In the operation, accumulation of the signal charge corresponding to incident light is performed line by line or pixel by pixel, and a current or voltage signal corresponding to the accumulated signal charge is sequentially read from the pixels by an address control scheme.
In most CCD image sensors, an output circuit is configured in the form of a 1-channel output circuit using a floating diffusion amplifier. In contrast, in CMOS image sensors, as described above, each pixel has an amplifier such as a floating diffusion amplifier, and pixel signals of the respective pixels are read from the pixel array unit, for example, on a row-by-row basis. More specifically, rows in the pixel array unit are selected one by one, and all pixels located in a selected row are simultaneously read in parallel.
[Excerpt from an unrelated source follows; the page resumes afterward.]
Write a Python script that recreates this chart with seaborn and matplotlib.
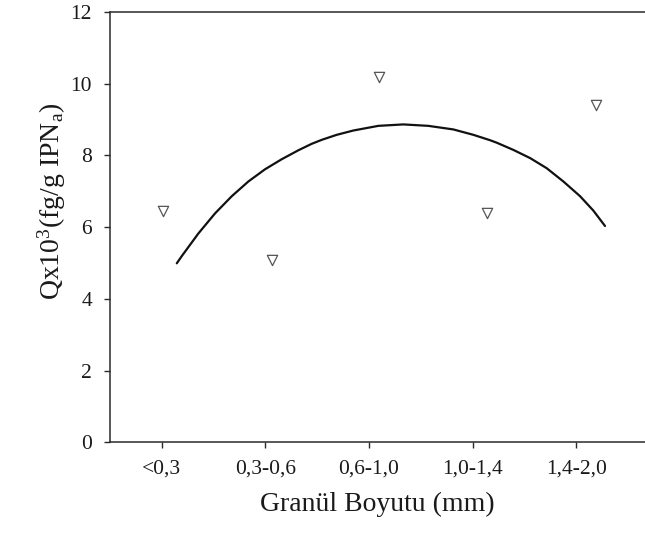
import matplotlib
matplotlib.use("Agg")
import matplotlib.pyplot as plt
import seaborn as sns
import pandas as pd

# Categories (tick labels) and their axis positions
categories = ["<0,3", "0,3-0,6", "0,6-1,0", "1,0-1,4", "1,4-2,0"]
tick_pos = [1, 2, 3, 4, 5]

# Measured points (x as drawn on the axis, y values)
point_x = [1.01, 2.06, 3.10, 4.14, 5.19]
point_y = [6.46, 5.09, 10.19, 6.39, 9.41]

# Fitted curve
curve_x = [1.145, 1.193, 1.353, 1.514, 1.676, 1.836, 1.997, 2.158, 2.319, 2.448, 2.544,
           2.689, 2.849, 3.091, 3.332, 3.573, 3.815, 4.008, 4.169, 4.234, 4.394, 4.557,
           4.716, 4.877, 5.038, 5.166, 5.279]
curve_y = [4.99, 5.19, 5.82, 6.38, 6.86, 7.27, 7.61, 7.89, 8.14, 8.32, 8.43,
           8.57, 8.69, 8.82, 8.86, 8.82, 8.72, 8.57, 8.42, 8.35, 8.15, 7.92,
           7.64, 7.27, 6.86, 6.46, 6.03]

sns.set_theme(style="ticks")
plt.rcParams["font.family"] = ["Liberation Serif", "DejaVu Serif"]
plt.rcParams["mathtext.fontset"] = "custom"
plt.rcParams["mathtext.rm"] = "Liberation Serif"
plt.rcParams["mathtext.it"] = "Liberation Serif:italic"

fig = plt.figure(figsize=(6.45, 5.33), dpi=100)
ax = fig.add_axes([0.1705, 0.170, 1.0 - 0.1705, 0.978 - 0.170])

pts = pd.DataFrame({"x": point_x, "y": point_y})
crv = pd.DataFrame({"x": curve_x, "y": curve_y})

sns.lineplot(data=crv, x="x", y="y", ax=ax, color="#111111", linewidth=1.6, sort=True,
             solid_joinstyle="round", solid_capstyle="round")
sns.scatterplot(data=pts, x="x", y="y", ax=ax, marker="v", s=55,
                facecolor="white", edgecolor="#555555", linewidth=0.9, zorder=3)

ax.set_xlim(0.5, 5.665)
ax.set_ylim(0, 12)
ax.set_xticks(tick_pos)
ax.set_xticklabels(categories)
ax.set_yticks([0, 2, 4, 6, 8, 10, 12])

spine_color = "#2a2a2a"
for side in ["left", "bottom", "top"]:
    ax.spines[side].set_visible(True)
    ax.spines[side].set_color(spine_color)
    ax.spines[side].set_linewidth(1.1)
ax.spines["right"].set_visible(False)

ax.tick_params(axis="both", direction="out", length=4, width=1.0, color=spine_color,
               labelsize=15.5, labelcolor="#1a1a1a")
ax.tick_params(axis="x", pad=8)
ax.tick_params(axis="y", pad=9)

ax.set_xlabel("Granül Boyutu (mm)", fontsize=20, color="#1a1a1a", labelpad=10)
ax.set_ylabel(r"Qx10$^{3}$(fg/g IPN$_{\mathrm{a}}$)", fontsize=20, color="#1a1a1a")
ax.yaxis.set_label_coords(-0.079, 0.56)

fig.savefig("out.png", dpi=100)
This signal outputting scheme is called a column parallel outputting scheme.
The parallel outputting scheme is needed because the amplifier disposed in each pixel does not have high enough driving capability to output a pixel signal in a short period, and the data rate at which the pixel signal is read out from one pixel is reduced by using the parallel outputting scheme.
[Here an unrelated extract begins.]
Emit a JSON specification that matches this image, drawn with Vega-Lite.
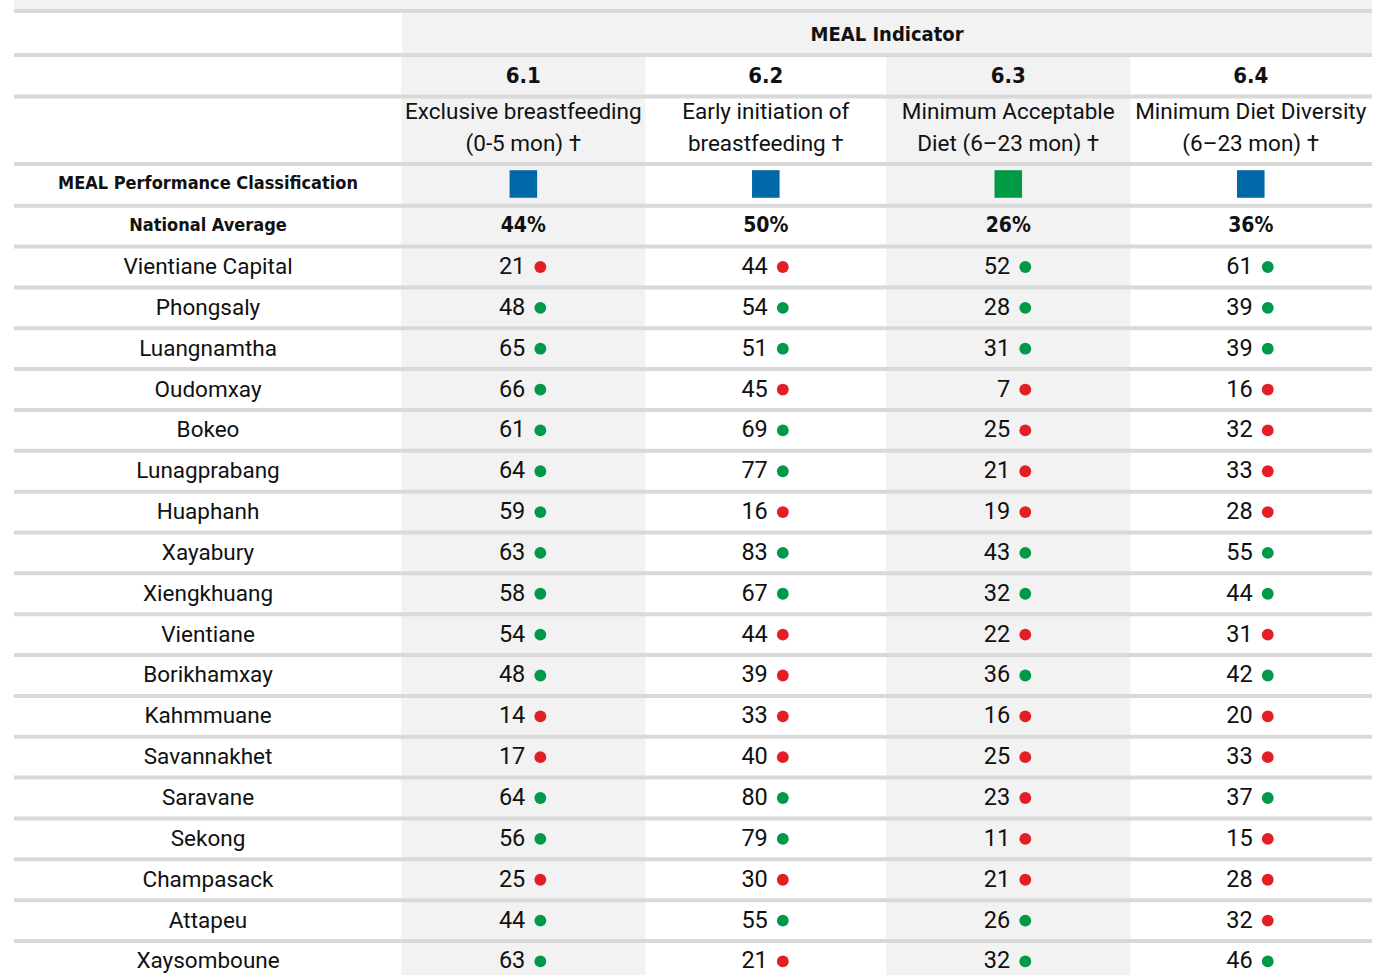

In some solid-state image sensors, an analog image signal output from a pixel array unit is converted into digital data by an analog-to-digital converter, and resultant digital data is output to the outside.
In some column parallel output image sensors, the conversion of the image signal from analog form into digital form is also performed. As for the signal output circuit for this purpose, many types have been proposed. In an example of a most advance type, one analog-to-digital converter is provided for each column to convert a pixel signal into digital data (see, for example, Japanese Unexamined Patent Application Publication No. 2005-323331).
As for the analog-to-digital converter, various types are known depending on the conversion speed, the conversion resolution, the circuit complexity. In one type known as a single-slope integration or a ramp signal comparison analog-to-digital converter, an analog pixel signal is compared with a ramp-shaped reference signal, and a time spent to complete the comparison operation is counted. Digital data corresponding to the pixel signal is acquired on the basis of the count value obtained at a point of time at which the comparison is completed. This analog-to-digital conversion technique is also employed in the Japanese Unexamined Patent Application Publication No. 2005-323331.